Darüber hinaus ist das gesamte Krankenhaus mit Plänen und der nötigen Infrastruktur für die Bewältigung der Behandlung eines Massenanfalls von Verletzten eines nicht-konventionellen Terroranschlages ausgerüstet. So findet zum Zeitpunkt unserer Besichtigung gerade eine Erdbebensimulation statt. In der Geburtshilfe kommen täglich mehr als 20 Kinder zur Welt, 8.000 pro Jahr. Da die Bettenvorhaltung in Israel mit knapp 2 Betten/1.000 Einwohner deutlich geringer ist als in Deutschland mit 4,5 Betten/1.000 Einwohner, ergibt sich automatisch eine deutlich kürzere durchschnittliche Krankenhausverweildauer: 3,1 KH-Tage in Israel vs. 5,9 KH-Tage in Deutschland.
Vom israelischen Außenministerium beauftragt, nimmt Assaf HaRofeh regelmäßig kranke oder verletzte Palästinenser aus dem Gazastreifen auf. Das offizielle Budget des Gesundheitsministeriums ist knapp bemessen und reicht gerade dafür aus, um die Kosten für die allgemein notwendige Infrastruktur zum Erhalt des Krankenhauses zu decken. Ohne Spendengelder können auch hier, wie in jedem anderen Krankenhaus in Israel, keine neuen Gebäude gebaut und keine neue medizinische Ausrüstung angeschafft werden.
An der Klagemauer
Neben dem aufgeführten medizinischen Programm haben wir die Klagemauer, Alt-Jerusalem, den Ölberg und in der Nähe von Carmel die historischen Ausgrabungen von Susya besucht. Fakultativ war ein Ausflug nach Bethlehem und auf die Felsenfestung "Massada" möglich.
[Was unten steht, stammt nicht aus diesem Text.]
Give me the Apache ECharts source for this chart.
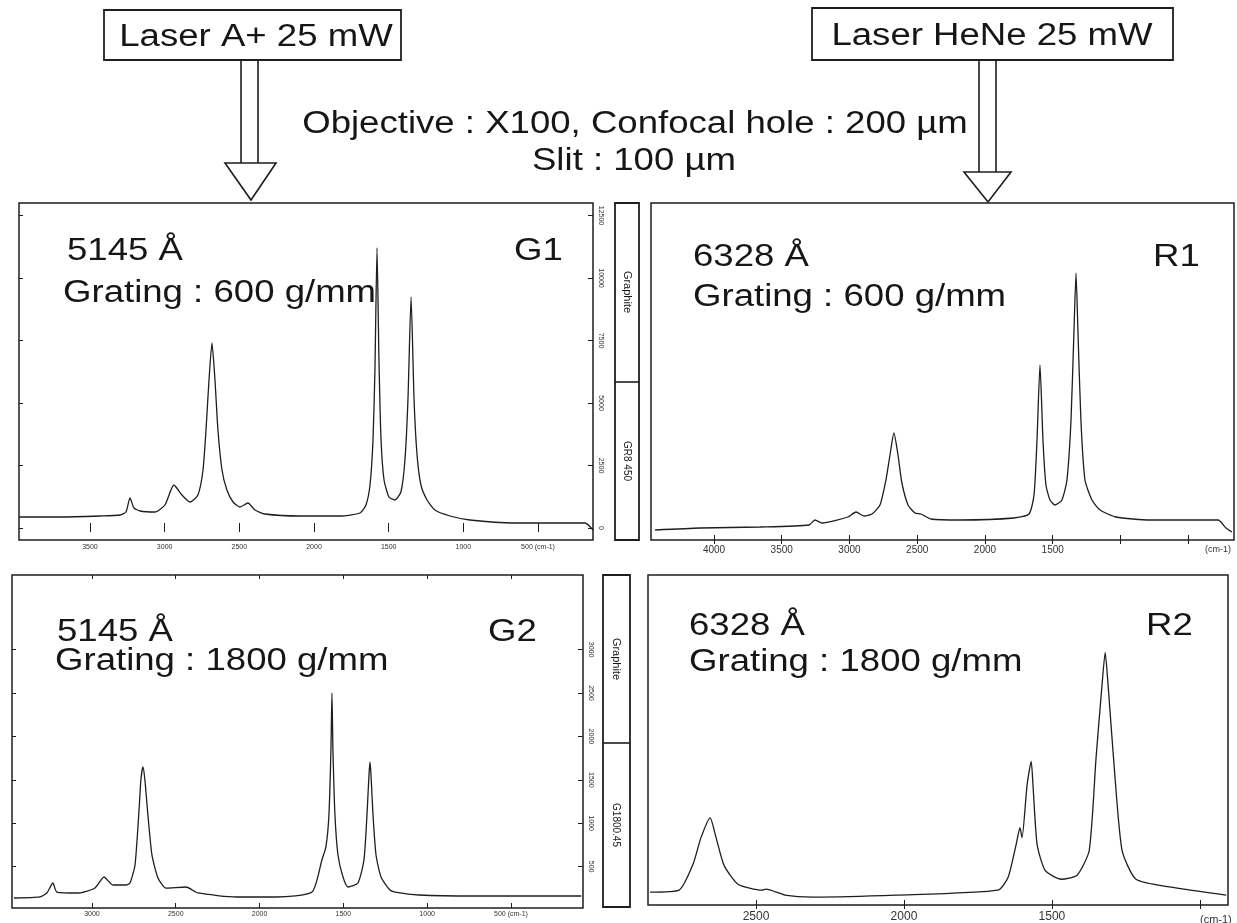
<!DOCTYPE html>
<html>
<head>
<meta charset="utf-8">
<title>Graphite Raman spectra</title>
<script src="https://cdn.jsdelivr.net/npm/echarts@6/dist/echarts.min.js"></script>
<style>
  html, body { margin: 0; padding: 0; background: #fff; }
  #chart { width: 1237px; height: 923px; }
</style>
</head>
<body>
<div id="chart"></div>
<script>
// spectra, [raman shift (cm-1), counts]
var specG1 = [[3975, 440], [3701, 440], [3433, 480], [3299, 520], [3259, 640], [3232, 1200], [3205, 800], [3165, 680],
  [3065, 640], [2998, 920], [2938, 1720], [2884, 1320], [2830, 1040], [2777, 1320], [2743, 2320], [2723, 3920],
  [2703, 5920], [2683, 7400], [2663, 5920], [2643, 3920], [2616, 2320], [2583, 1520], [2542, 1040], [2496, 840],
  [2442, 1000], [2395, 720], [2328, 560], [2094, 480], [1826, 480], [1692, 600], [1652, 920], [1625, 1720],
  [1605, 3520], [1592, 6320], [1578, 11200], [1565, 6720], [1551, 3520], [1531, 1920], [1498, 1240], [1458, 1120],
  [1418, 1440], [1391, 2720], [1371, 5120], [1350, 9240], [1330, 5120], [1310, 2920], [1284, 1720], [1243, 1120],
  [1190, 720], [1089, 480], [956, 320], [661, 200], [185, 200], [132, -80]];

var specR1 = [[4435, 400], [4103, 480], [3661, 520], [3299, 600], [3255, 800], [3203, 680], [3011, 920], [2952, 1120],
  [2893, 960], [2834, 1040], [2775, 1400], [2731, 2400], [2701, 3400], [2672, 4280], [2642, 3400], [2613, 2280],
  [2568, 1400], [2517, 1080], [2472, 1040], [2399, 840], [2185, 800], [1786, 880], [1675, 1040], [1638, 1800],
  [1616, 4000], [1594, 7000], [1572, 4000], [1550, 2200], [1520, 1600], [1483, 1400], [1432, 1600], [1395, 2400],
  [1365, 4800], [1343, 8400], [1328, 10680], [1314, 8400], [1292, 4800], [1262, 2400], [1210, 1600], [1151, 1200],
  [1033, 920], [782, 800], [280, 800], [221, 480], [177, 320]];

var specG2 = [[3465, 138], [3310, 150], [3269, 196], [3233, 311], [3209, 207], [3078, 196], [2982, 253], [2928, 380],
  [2875, 288], [2797, 288], [2773, 311], [2743, 518], [2719, 1152], [2708, 1498], [2696, 1647], [2684, 1498],
  [2666, 1094], [2642, 634], [2606, 369], [2558, 253], [2439, 265], [2367, 196], [2135, 150], [1896, 150],
  [1687, 207], [1628, 576], [1604, 726], [1586, 1094], [1574, 1843], [1568, 2500], [1562, 1843], [1550, 1094],
  [1532, 634], [1502, 380], [1472, 265], [1413, 311], [1377, 576], [1359, 1094], [1347, 1555], [1341, 1705],
  [1335, 1555], [1323, 1094], [1305, 634], [1275, 380], [1222, 230], [1192, 207], [1049, 173], [720, 161], [81, 161]];

var specR2 = [[2858, 130], [2760, 150], [2713, 410], [2686, 680], [2655, 880], [2635, 680], [2608, 400], [2561, 210],
  [2480, 150], [2466, 160], [2402, 100], [2307, 80], [2027, 100], [1682, 150], [1648, 280], [1621, 610],
  [1608, 780], [1601, 680], [1584, 1210], [1570, 1450], [1564, 1210], [1550, 610], [1523, 350], [1469, 260],
  [1415, 300], [1374, 550], [1351, 1480], [1331, 2210], [1320, 2550], [1310, 2210], [1290, 1410], [1263, 550],
  [1216, 260], [1097, 180], [911, 100]];

// tick labels
var ticksG1 = [3500, 3000, 2500, 2000, 1500, 1000, 500];
var ticksG2 = [3000, 2500, 2000, 1500, 1000, 500];
var ticksR1 = [4000, 3500, 3000, 2500, 2000, 1500, 1000, 500];
var labelsR1 = [4000, 3500, 3000, 2500, 2000, 1500];
var ticksR2 = [2500, 2000, 1500, 1000];
var labelsR2 = [2500, 2000, 1500];
var countsG1 = [0, 2500, 5000, 7500, 10000, 12500];
var countsG2 = [500, 1000, 1500, 2000, 2500, 3000];

var FONT = '"Liberation Sans", Arial, sans-serif';
var INK = '#1e1e1e';
var STRETCH = 1.18;   // the scan is a bit wider than it is tall

var panels = [
  { rect: [19, 203, 574, 337], x: [132, 3975], y: [-480, 13000], data: specG1, ticks: ticksG1, labels: ticksG1, fs: 7, margin: 4, counts: countsG1 },
  { rect: [651, 203, 583, 337], x: [162, 4465], y: [0, 13480], data: specR1, ticks: ticksR1, labels: labelsR1, fs: 10, margin: 5, counts: null },
  { rect: [12, 575, 571, 333], x: [70, 3477], y: [23, 3859], data: specG2, ticks: ticksG2, labels: ticksG2, fs: 7, margin: 3, counts: countsG2 },
  { rect: [648, 575, 580, 333], x: [905, 2865], y: [0, 3330], data: specR2, ticks: ticksR2, labels: labelsR2, fs: 12, margin: 6, counts: null }
];

var grids = [], xAxes = [], yAxes = [], series = [];
panels.forEach(function (p, i) {
  grids.push({
    left: p.rect[0], top: p.rect[1], width: p.rect[2], height: p.rect[3],
    show: true, borderColor: INK, borderWidth: 1.5
  });
  // bottom axis with labels
  xAxes.push({
    gridIndex: i, type: 'value', inverse: true, min: p.x[0], max: p.x[1], position: 'bottom',
    axisLine: { show: false },
    axisTick: { inside: true, length: 5, customValues: p.ticks, lineStyle: { color: INK } },
    axisLabel: {
      customValues: p.labels, fontSize: p.fs, color: '#333', margin: p.margin, fontFamily: FONT,
      formatter: function (v) { return (p.fs < 9 && v === 500) ? '500 (cm-1)' : String(v); }
    },
    splitLine: { show: false }
  });
  // top axis, ticks only
  xAxes.push({
    gridIndex: i, type: 'value', inverse: true, min: p.x[0], max: p.x[1], position: 'top',
    axisLine: { show: false },
    axisTick: { inside: true, length: 4, customValues: p.ticks, lineStyle: { color: INK } },
    axisLabel: { show: false }, splitLine: { show: false }
  });
  yAxes.push({
    gridIndex: i, type: 'value', min: p.y[0], max: p.y[1], position: 'right',
    axisLine: { show: false },
    axisTick: { show: !!p.counts, inside: true, length: 5, customValues: p.counts || [], lineStyle: { color: INK } },
    axisLabel: {
      show: !!p.counts, customValues: p.counts || [], rotate: -90, fontSize: 7, color: '#333', margin: 4, fontFamily: FONT,
      formatter: function (v) { return String(v); }
    },
    splitLine: { show: false }
  });
  yAxes.push({
    gridIndex: i, type: 'value', min: p.y[0], max: p.y[1], position: 'left',
    axisLine: { show: false },
    axisTick: { show: !!p.counts, inside: true, length: 4, customValues: p.counts || [], lineStyle: { color: INK } },
    axisLabel: { show: false }, splitLine: { show: false }
  });
  series.push({
    type: 'line', xAxisIndex: 2 * i, yAxisIndex: 2 * i, data: p.data,
    symbol: 'none', smooth: 0.2, clip: true,
    lineStyle: { color: INK, width: 1.3 }
  });
});

function txt(s, x, y, size, align, rot, stretch) {
  return {
    type: 'text', x: x, y: y, rotation: rot || 0, scaleX: stretch || 1, z: 10,
    style: { text: s, fontSize: size, fontFamily: FONT, fill: '#161616', textAlign: align, textVerticalAlign: 'middle' }
  };
}
function seg(x1, y1, x2, y2) {
  return { type: 'line', z: 5, shape: { x1: x1, y1: y1, x2: x2, y2: y2 }, style: { stroke: INK, lineWidth: 1.6 } };
}
function box(x, y, w, h) {
  return { type: 'rect', z: 4, shape: { x: x, y: y, width: w, height: h }, style: { fill: '#fff', stroke: INK, lineWidth: 1.8 } };
}
function tri(pts) {
  return { type: 'polygon', z: 6, shape: { points: pts }, style: { fill: '#fff', stroke: INK, lineWidth: 1.6 } };
}

var graphics = [
  // laser boxes and arrows
  box(104, 10, 297, 50), txt('Laser A+ 25 mW', 256, 37, 31, 'center', 0, STRETCH),
  seg(241, 60, 241, 164), seg(258, 60, 258, 164), tri([[225, 163], [276, 163], [251, 200]]),
  box(812, 8, 361, 52), txt('Laser HeNe 25 mW', 992, 36, 31, 'center', 0, STRETCH),
  seg(979, 60, 979, 173), seg(996, 60, 996, 173), tri([[964, 172], [1011, 172], [988, 202]]),
  txt('Objective : X100, Confocal hole : 200 µm', 635, 124, 31, 'center', 0, STRETCH),
  txt('Slit : 100 µm', 634, 161, 31, 'center', 0, STRETCH),
  // panel captions
  txt('5145 Å', 67, 251, 31, 'left', 0, STRETCH), txt('Grating : 600 g/mm', 63, 293, 31, 'left', 0, STRETCH), txt('G1', 514, 251, 31, 'left', 0, STRETCH),
  txt('6328 Å', 693, 257, 31, 'left', 0, STRETCH), txt('Grating : 600 g/mm', 693, 297, 31, 'left', 0, STRETCH), txt('R1', 1153, 257, 31, 'left', 0, STRETCH),
  txt('5145 Å', 57, 632, 31, 'left', 0, STRETCH), txt('Grating : 1800 g/mm', 55, 661, 31, 'left', 0, STRETCH), txt('G2', 488, 632, 31, 'left', 0, STRETCH),
  txt('6328 Å', 689, 626, 31, 'left', 0, STRETCH), txt('Grating : 1800 g/mm', 689, 662, 31, 'left', 0, STRETCH), txt('R2', 1146, 626, 31, 'left', 0, STRETCH),
  // sample tags between the panels
  box(615, 203, 24, 337), seg(615, 382, 639, 382),
  txt('Graphite', 627, 292, 11, 'center', -Math.PI / 2), txt('GR8 450', 627, 461, 10, 'center', -Math.PI / 2),
  box(603, 575, 27, 332), seg(603, 743, 630, 743),
  txt('Graphite', 616, 659, 11, 'center', -Math.PI / 2), txt('G1800.45', 616, 825, 10, 'center', -Math.PI / 2),
  // unit tags under the red-laser panels
  { type: 'text', x: 1205, y: 545, z: 10, style: { text: '(cm-1)', fontSize: 9, fontFamily: FONT, fill: '#333' } },
  { type: 'text', x: 1200, y: 914, z: 10, style: { text: '(cm-1)', fontSize: 11, fontFamily: FONT, fill: '#333' } }
];

var chart = echarts.init(document.getElementById('chart'));
chart.setOption({
  animation: false,
  backgroundColor: '#fff',
  grid: grids,
  xAxis: xAxes,
  yAxis: yAxes,
  series: series,
  graphic: graphics
});
</script>
</body>
</html>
Von medizinischer Versorgung, die keine Grenzen kennt, von weltweit in der Diaspora verstreuten Juden, die Unsummen in ihre Heimat Zion investieren um ihren Schwestern und Brüdern in der Heimat eine gute medizinische Versorgung zu ermöglichen, vom Nebeneinander verschiedener Religionen und Kulturen, sowie von einem jungen und modernen Staat mit ganz eigenen Herausforderungen und Problemen, waren wir tief beeindruckt und haben viele Eindrücke mit nach Hause genommen.